Anyhow, being able to save the experimentation fragments can lead to better documentation compared to when you experiment in a different terminal.


A near non-sequitur per your aside (I agree with the rest...): https://github.com/bashup/events is one of my favorite little things. I even blogged about it in January!


You can literate-program anything with Emacs org-mode. Tools like noweb are also inherently multi-language.


That's exactly because the only necessarily important thing is "does it work?" So the rest is open to interpretation and susceptible to religious behavior.


"does it work?" is also open to interpretation and susceptible to religious behavior.

There is a paper [0] which documents an interesting disagreement about a project: The developers considered it a huge success but management considers it a complete disaster. Very different interpretation. Does it work?

As an example for religious behavior we could look at Powerpoint. An application which is used with practically religious fervor. However, the application is mostly misused so badly that the goal of supporting the transfer of knowledge or persuading people is not achieved. Does it work?

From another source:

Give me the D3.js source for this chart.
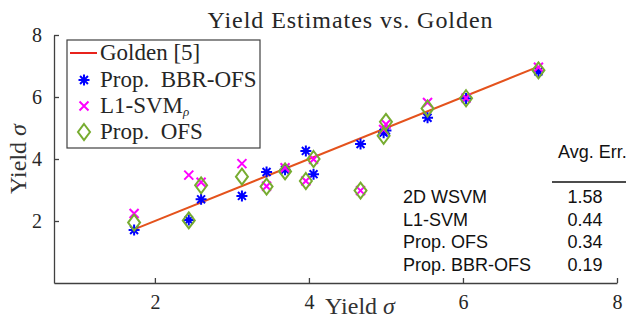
<!DOCTYPE html>
<html lang="en">
<head>
  <script src="https://d3js.org/d3.v7.min.js"></script>
  <style>
    body { margin: 0; background: #fff; }
  </style>
</head>
<body>
<script>
  // golden yield values and the three estimators
  const golden = [1.73, 2.44, 2.60, 3.13, 3.45, 3.69, 3.96, 4.06, 4.67, 4.97, 5.00, 5.54, 6.04, 6.98];
  const bbrOfs = [1.71, 2.03, 2.70, 2.81, 3.58, 3.65, 4.26, 3.51, 4.48, 4.85, 4.92, 5.33, 5.95, 6.82];
  const l1Svm  = [2.24, 3.48, 3.25, 3.85, 3.12, 3.72, 3.29, 3.99, 2.98, 4.95, 5.12, 5.82, 5.97, 6.96];
  const propOfs = [1.95, 2.02, 3.15, 3.43, 3.11, 3.60, 3.29, 4.00, 2.98, 4.75, 5.20, 5.63, 5.96, 6.86];

  const xTicks = [2, 4, 6, 8];
  const yTicks = [2, 4, 6, 8];

  const tableMethods = ["2D WSVM", "L1-SVM", "Prop. OFS", "Prop. BBR-OFS"];
  const tableErrors = ["1.58", "0.44", "0.34", "0.19"];

  const w = 626, h = 320;
  const axisColor = "#404040";
  const SERIF = "'Liberation Serif', 'Times New Roman', serif";
  const SANS = "'Liberation Sans', Arial, sans-serif";

  const svg = d3.select("body").append("svg")
    .attr("width", w)
    .attr("height", h);

  const xScale = d3.scaleLinear().domain([0.69, 8]).range([54, 617]);
  const yScale = d3.scaleLinear().domain([0, 8]).range([283, 35]);

  //axes, ticks pointing inward like matlab
  const xAxis = d3.axisBottom(xScale).tickValues(xTicks).tickSizeInner(-5).tickSizeOuter(0).tickPadding(12);
  const yAxis = d3.axisLeft(yScale).tickValues(yTicks).tickSizeInner(-5).tickSizeOuter(0).tickPadding(12);

  const gx = svg.append("g")
    .attr("transform", "translate(0," + yScale(0) + ")")
    .call(xAxis);
  const gy = svg.append("g")
    .attr("transform", "translate(" + xScale(0.69) + ",0)")
    .call(yAxis);

  [gx, gy].forEach(g => {
    g.attr("font-family", null);
    g.select(".domain").attr("stroke", axisColor).attr("stroke-width", 1.3);
    g.selectAll(".tick line").attr("stroke", axisColor).attr("stroke-width", 1.3);
    g.selectAll(".tick text")
      .style("font-family", SERIF)
      .style("font-size", "20px")
      .attr("fill", "#262626");
  });

  //golden reference line y = x
  const gMin = d3.min(golden), gMax = d3.max(golden);
  svg.append("line")
    .attr("x1", xScale(gMin)).attr("y1", yScale(gMin))
    .attr("x2", xScale(gMax)).attr("y2", yScale(gMax))
    .attr("stroke", "#e4521c")
    .attr("stroke-width", 2);

  //marker shapes
  function star(g, cx, cy, r) {
    const d = r * 0.72;
    g.append("path")
      .attr("d", `M${cx - r},${cy}L${cx + r},${cy}M${cx},${cy - r}L${cx},${cy + r}` +
                 `M${cx - d},${cy - d}L${cx + d},${cy + d}M${cx - d},${cy + d}L${cx + d},${cy - d}`)
      .attr("stroke", "#0000ff").attr("stroke-width", 2).attr("fill", "none");
  }
  function cross(g, cx, cy, r) {
    g.append("path")
      .attr("d", `M${cx - r},${cy - r}L${cx + r},${cy + r}M${cx - r},${cy + r}L${cx + r},${cy - r}`)
      .attr("stroke", "#ff00ff").attr("stroke-width", 2).attr("fill", "none");
  }
  function diamond(g, cx, cy, rx, ry) {
    g.append("path")
      .attr("d", `M${cx},${cy - ry}L${cx + rx},${cy}L${cx},${cy + ry}L${cx - rx},${cy}Z`)
      .attr("stroke", "#77ac30").attr("stroke-width", 2).attr("fill", "none");
  }

  const marks = svg.append("g");
  golden.forEach((gv, i) => star(marks, xScale(gv), yScale(bbrOfs[i]), 5.5));
  golden.forEach((gv, i) => cross(marks, xScale(gv), yScale(l1Svm[i]), 4.5));
  golden.forEach((gv, i) => diamond(marks, xScale(gv), yScale(propOfs[i]), 6, 8));

  //title and axis labels
  svg.append("text")
    .attr("x", 350).attr("y", 28)
    .attr("text-anchor", "middle")
    .style("font-family", SERIF)
    .style("font-size", "24px")
    .attr("fill", "#262626")
    .attr("textLength", 285).attr("lengthAdjust", "spacing")
    .text("Yield Estimates vs. Golden");

  const xl = svg.append("text")
    .attr("x", 360).attr("y", 314)
    .attr("text-anchor", "middle")
    .style("font-family", SERIF)
    .style("font-size", "24px")
    .attr("fill", "#333");
  xl.append("tspan").text("Yield ");
  xl.append("tspan").attr("font-style", "italic").text("σ");

  const yl = svg.append("text")
    .attr("transform", "translate(26,159) rotate(-90)")
    .attr("text-anchor", "middle")
    .style("font-family", SERIF)
    .style("font-size", "24px")
    .attr("fill", "#333");
  yl.append("tspan").text("Yield ");
  yl.append("tspan").attr("font-style", "italic").text("σ");

  //legend
  const leg = svg.append("g");
  leg.append("rect")
    .attr("x", 67).attr("y", 40).attr("width", 193).attr("height", 108)
    .attr("fill", "#fff").attr("stroke", axisColor).attr("stroke-width", 1.2);
  const rowY = [53, 80, 106, 132];
  leg.append("line")
    .attr("x1", 70).attr("x2", 97).attr("y1", rowY[0]).attr("y2", rowY[0])
    .attr("stroke", "#e8231c").attr("stroke-width", 2);
  star(leg, 84, rowY[1], 5.5);
  cross(leg, 84, rowY[2], 4.5);
  diamond(leg, 84, rowY[3], 6, 8);
  const legText = [["Golden [5]"], ["Prop.  BBR-OFS"], ["L1-SVM", "ρ"], ["Prop.  OFS"]];
  legText.forEach((t, i) => {
    const tx = leg.append("text")
      .attr("x", 100).attr("y", rowY[i] + 7)
      .style("font-family", SERIF)
      .style("font-size", "23px")
      .style("white-space", "pre")
      .attr("fill", "#262626");
    tx.append("tspan").text(t[0]);
    if (t[1]) tx.append("tspan").attr("font-style", "italic").style("font-size", "13px").attr("dy", 3).text(t[1]);
  });

  //error table
  const tab = svg.append("g").attr("fill", "#111");
  tab.append("text")
    .attr("x", 558).attr("y", 158)
    .style("font-family", SANS).style("font-size", "18px")
    .text("Avg. Err.");
  tab.append("line")
    .attr("x1", 552).attr("x2", 626).attr("y1", 182).attr("y2", 182)
    .attr("stroke", "#111").attr("stroke-width", 1.3);
  tableMethods.forEach((m, i) => {
    tab.append("text")
      .attr("x", 403).attr("y", 203 + i * 22.7)
      .style("font-family", SANS).style("font-size", "18px")
      .text(m);
    tab.append("text")
      .attr("x", 585).attr("y", 203 + i * 22.7)
      .attr("text-anchor", "middle")
      .style("font-family", SANS).style("font-size", "18px")
      .text(tableErrors[i]);
  });
</script>
</body>
</html>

Without agreement about the goal/requirements, you can not determine if the resulting software works. In my experience, precise goals/requirements are often missing, so a simple question like "does it work?" is also open to interpretation.

[0] Software Developer Perceptions about Software Project Failure: A Case Study by Kurt R Linberg, 1999


PowerPoint is also avoided with practically religious fervor. Kinda like a hipster refusing to ever set foot in a Starbucks.


Seems like a pretty autistic way of thinking to me, as if the world exists of only mathematical proofs and religion.


Neurodivergent perspectives aside, it’s entirely possible that the world (well, universe) is some combination of religion and mathematic proofs.


A scientific approach would be to have a large number of program requirement documents and a large number of programmers, and assign a methodology to half the programmers, forbid the method to to the other half, and then measure the output from the exercise along important axes like time to completion, correctness, and compute resource consumption. This has been approximated in studies a small number of times, but with too small sample sizes. Achieving robust results would be enormously expensive.


Wow yeah so weird that people have preferences that outweigh the need to learn a new framework every couple months.

Someone give this guy a medal.


I'm actually interested in the sociology/economics of these dynamics. They're everywhere. We live in a blur and somehow things happen.. but the forces driving these moves are still difficult to grasp (for me).


Aren't these dynamics generally known as "fashion"?

There's probably tons of (academic and industry) research on the topic from sociological and economical aspects. Well, if not so much with a focus on how fashions emerge and manifest themselves within the field of programming, probably at least in many other fields.


Fashion is a simple way to describe it, I was looking for deeper analysis. Political influence, past fad fatigue and/or economic dry up (when the system has tried a new thing long enough it kinda wants to seek other paths, energy and belief flows naturally there, until a new slowdown occurs).


You may be interested in the idea of memetics. Whether it's really "correct" in any absolute sense, there are some interesting ideas and models there for things like this.

https://en.wikipedia.org/wiki/Memetics


I suspect it's chaotic and non-linear along many dimensions if it can be quantified at all.